A MAN was yesterday jailed for adopting his brother’s identity to claim his benefits while he was on the run abroad.

Ryan Burn, 33, purported to be his older brother, Rory, and even changed the address the benefits were to be sent, to enable him to receive his sibling’s previously genuine Income Support payments of nearly £100 a week in his absence.

Durham Crown Court heard that over the course of more than six years Burn received £26,632 to which he was not entitled.

His brother, now 34, fled to Spain in 2004 before he was due to stand trial for assaulting two men outside a Chester-le-Street pub, the previous year.

The trial went ahead in his absence and he was convicted of assault causing grievous bodily harm with intent and assault causing actual bodily harm, as well as possessing an offensive weapon.

He received a four-year prison sentence, also in his absence, but it was recently activated, with six months added for breaching bail, after he was finally brought back before the court.

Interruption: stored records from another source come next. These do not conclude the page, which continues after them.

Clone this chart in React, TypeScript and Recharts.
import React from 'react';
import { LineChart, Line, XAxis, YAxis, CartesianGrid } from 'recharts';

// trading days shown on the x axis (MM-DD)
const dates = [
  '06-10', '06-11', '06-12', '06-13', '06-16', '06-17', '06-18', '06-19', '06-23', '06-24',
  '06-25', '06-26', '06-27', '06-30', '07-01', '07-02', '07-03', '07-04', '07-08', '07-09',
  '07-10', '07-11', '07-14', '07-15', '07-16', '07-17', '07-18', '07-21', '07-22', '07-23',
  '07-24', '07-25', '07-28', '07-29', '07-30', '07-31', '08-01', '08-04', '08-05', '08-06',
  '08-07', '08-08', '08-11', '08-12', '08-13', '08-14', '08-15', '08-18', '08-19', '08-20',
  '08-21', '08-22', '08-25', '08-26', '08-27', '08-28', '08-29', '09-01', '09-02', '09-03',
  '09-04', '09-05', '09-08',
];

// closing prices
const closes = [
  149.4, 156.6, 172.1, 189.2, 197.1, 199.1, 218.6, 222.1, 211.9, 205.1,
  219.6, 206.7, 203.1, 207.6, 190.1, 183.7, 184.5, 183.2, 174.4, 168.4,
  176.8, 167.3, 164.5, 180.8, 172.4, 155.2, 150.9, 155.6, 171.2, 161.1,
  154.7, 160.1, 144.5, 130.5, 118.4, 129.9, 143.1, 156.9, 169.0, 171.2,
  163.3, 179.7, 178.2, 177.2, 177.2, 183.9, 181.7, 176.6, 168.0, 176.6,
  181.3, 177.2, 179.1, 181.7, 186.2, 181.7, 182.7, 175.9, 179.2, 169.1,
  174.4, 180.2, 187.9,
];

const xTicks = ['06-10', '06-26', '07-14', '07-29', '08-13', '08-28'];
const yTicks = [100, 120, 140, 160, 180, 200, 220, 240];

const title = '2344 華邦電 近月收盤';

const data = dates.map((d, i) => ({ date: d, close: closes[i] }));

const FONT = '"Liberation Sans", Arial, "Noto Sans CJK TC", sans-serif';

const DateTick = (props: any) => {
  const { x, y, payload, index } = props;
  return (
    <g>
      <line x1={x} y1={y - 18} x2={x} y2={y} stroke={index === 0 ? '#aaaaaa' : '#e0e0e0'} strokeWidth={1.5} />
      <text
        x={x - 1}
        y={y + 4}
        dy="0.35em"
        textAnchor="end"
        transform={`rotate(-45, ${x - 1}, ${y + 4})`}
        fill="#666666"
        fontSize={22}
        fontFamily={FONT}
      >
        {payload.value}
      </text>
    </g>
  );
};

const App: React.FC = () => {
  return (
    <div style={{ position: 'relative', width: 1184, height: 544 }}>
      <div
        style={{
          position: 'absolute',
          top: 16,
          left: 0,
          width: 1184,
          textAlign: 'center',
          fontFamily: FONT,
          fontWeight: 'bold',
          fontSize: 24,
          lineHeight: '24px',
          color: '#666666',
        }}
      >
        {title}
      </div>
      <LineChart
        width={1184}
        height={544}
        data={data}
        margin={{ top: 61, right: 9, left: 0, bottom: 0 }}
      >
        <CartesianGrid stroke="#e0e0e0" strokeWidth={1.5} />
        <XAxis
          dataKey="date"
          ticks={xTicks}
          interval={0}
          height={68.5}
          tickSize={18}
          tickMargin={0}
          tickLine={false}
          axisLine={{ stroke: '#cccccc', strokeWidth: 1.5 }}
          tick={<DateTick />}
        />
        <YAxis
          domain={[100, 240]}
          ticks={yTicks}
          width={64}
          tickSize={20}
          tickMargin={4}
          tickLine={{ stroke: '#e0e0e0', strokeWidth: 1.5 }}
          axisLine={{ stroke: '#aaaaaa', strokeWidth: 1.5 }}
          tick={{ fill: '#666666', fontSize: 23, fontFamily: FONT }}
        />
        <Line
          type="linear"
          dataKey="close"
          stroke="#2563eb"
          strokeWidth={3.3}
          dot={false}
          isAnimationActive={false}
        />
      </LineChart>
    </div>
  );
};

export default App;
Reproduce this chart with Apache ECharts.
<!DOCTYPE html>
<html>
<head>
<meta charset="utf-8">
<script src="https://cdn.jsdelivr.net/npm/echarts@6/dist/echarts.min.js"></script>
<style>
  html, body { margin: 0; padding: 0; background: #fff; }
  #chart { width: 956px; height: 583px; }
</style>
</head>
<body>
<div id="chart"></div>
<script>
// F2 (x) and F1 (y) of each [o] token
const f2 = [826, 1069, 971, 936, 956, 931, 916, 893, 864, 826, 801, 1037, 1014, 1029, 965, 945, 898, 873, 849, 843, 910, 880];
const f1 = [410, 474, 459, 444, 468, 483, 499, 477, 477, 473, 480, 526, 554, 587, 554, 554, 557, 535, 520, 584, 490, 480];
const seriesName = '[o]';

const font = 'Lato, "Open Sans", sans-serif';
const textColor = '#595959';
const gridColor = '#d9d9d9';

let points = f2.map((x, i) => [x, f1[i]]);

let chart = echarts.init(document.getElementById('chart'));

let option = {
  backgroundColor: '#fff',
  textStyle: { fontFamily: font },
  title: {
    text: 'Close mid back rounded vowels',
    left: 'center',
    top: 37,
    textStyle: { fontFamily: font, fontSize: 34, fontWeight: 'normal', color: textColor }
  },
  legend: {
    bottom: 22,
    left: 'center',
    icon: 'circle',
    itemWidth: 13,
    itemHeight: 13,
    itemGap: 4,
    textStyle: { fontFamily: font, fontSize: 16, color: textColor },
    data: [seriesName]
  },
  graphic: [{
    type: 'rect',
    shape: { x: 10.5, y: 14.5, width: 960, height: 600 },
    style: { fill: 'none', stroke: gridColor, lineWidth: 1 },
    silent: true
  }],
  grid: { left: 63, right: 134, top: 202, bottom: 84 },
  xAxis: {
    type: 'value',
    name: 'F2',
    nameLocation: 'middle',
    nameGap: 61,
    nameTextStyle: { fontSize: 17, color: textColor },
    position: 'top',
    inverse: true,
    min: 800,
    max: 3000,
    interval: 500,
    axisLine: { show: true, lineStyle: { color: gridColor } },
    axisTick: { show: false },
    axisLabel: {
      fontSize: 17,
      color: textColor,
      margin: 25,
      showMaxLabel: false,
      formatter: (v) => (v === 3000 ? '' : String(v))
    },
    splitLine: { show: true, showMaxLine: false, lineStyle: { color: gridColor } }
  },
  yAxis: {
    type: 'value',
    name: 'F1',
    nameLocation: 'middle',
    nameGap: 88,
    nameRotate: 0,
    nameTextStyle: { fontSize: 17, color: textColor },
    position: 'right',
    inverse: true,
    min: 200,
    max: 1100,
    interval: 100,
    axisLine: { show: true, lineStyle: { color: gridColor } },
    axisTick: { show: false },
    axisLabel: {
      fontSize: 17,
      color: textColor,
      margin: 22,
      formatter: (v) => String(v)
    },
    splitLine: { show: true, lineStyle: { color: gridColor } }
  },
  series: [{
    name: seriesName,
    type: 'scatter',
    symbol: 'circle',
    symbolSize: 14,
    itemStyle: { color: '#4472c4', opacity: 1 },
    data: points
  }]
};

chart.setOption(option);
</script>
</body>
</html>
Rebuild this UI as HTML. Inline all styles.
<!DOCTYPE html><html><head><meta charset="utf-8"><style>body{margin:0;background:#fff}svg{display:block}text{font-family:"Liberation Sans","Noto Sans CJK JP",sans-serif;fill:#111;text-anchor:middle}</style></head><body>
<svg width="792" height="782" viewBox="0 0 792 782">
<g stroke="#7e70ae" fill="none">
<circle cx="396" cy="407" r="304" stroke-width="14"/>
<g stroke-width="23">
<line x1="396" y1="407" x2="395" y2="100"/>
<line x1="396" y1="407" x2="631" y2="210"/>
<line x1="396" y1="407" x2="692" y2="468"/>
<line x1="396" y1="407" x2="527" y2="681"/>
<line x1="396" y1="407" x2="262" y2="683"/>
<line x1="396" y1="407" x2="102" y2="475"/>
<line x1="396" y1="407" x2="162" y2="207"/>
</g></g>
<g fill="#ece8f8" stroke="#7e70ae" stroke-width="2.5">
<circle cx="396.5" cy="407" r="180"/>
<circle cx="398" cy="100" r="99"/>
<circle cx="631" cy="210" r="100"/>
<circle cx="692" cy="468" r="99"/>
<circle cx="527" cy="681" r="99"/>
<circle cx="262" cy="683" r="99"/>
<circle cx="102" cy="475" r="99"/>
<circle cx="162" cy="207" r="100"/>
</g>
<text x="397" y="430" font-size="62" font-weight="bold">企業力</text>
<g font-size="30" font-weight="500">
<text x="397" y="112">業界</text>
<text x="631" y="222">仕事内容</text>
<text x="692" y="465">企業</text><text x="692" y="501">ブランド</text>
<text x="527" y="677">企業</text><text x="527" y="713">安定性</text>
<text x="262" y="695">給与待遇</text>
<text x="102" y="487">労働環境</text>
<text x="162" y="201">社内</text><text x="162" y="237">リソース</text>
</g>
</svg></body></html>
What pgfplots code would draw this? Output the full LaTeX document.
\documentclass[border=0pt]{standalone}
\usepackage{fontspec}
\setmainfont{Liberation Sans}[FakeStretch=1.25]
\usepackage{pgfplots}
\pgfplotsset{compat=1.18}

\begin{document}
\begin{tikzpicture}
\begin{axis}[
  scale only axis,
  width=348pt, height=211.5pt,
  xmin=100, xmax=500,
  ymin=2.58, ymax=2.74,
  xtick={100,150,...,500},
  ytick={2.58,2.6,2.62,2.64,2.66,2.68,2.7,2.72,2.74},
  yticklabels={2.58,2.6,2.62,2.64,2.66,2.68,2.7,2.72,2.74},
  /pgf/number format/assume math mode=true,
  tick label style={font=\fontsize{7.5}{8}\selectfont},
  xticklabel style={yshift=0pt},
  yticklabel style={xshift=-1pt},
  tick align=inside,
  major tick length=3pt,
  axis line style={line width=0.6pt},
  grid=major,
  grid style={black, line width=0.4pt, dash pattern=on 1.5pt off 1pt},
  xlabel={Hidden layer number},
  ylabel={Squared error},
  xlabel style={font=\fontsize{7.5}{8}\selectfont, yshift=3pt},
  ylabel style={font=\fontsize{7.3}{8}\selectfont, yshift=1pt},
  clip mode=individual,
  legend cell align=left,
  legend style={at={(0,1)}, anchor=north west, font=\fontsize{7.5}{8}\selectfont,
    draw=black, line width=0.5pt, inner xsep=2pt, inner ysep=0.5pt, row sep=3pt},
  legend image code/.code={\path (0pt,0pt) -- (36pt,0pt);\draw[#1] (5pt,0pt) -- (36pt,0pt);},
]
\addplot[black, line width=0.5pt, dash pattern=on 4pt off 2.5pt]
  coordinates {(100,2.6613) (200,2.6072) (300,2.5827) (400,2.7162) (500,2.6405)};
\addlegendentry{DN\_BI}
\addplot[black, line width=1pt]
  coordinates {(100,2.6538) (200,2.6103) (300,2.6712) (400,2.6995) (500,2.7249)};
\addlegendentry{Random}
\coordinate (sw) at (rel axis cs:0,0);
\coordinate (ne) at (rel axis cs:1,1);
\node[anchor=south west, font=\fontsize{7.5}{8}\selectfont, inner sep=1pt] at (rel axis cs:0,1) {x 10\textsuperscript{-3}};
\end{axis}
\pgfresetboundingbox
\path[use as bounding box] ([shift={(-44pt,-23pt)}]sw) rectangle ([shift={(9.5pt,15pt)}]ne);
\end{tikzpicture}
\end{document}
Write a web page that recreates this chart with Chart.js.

It followed his arrest by Durham Police after they discovered his whereabouts in Spain last year.

Having previously denied the charges, 33-year-old Ryan Burn, of Edenfield, Stanley, admitted three counts of making a false statement to obtain benefit.

Stephen Duffield, mitigating, told the court: “Although he was in work, he did have problems due to his excessive cocaine habit which he could not properly afford.”

But Mr Duffield said Burn has now conquered that addiction, while also curbing the amount he drinks.

“He’s not a man who has otherwise shown himself to be dishonest, but the cause for that dishonesty now seems to be under control,” added Mr Duffield.

Jailing him for ten months, Judge Peter Kelson said tax payers would be “outraged” if someone who used £26,632 of public money to fund a drug habit was given anything other than a prison sentence.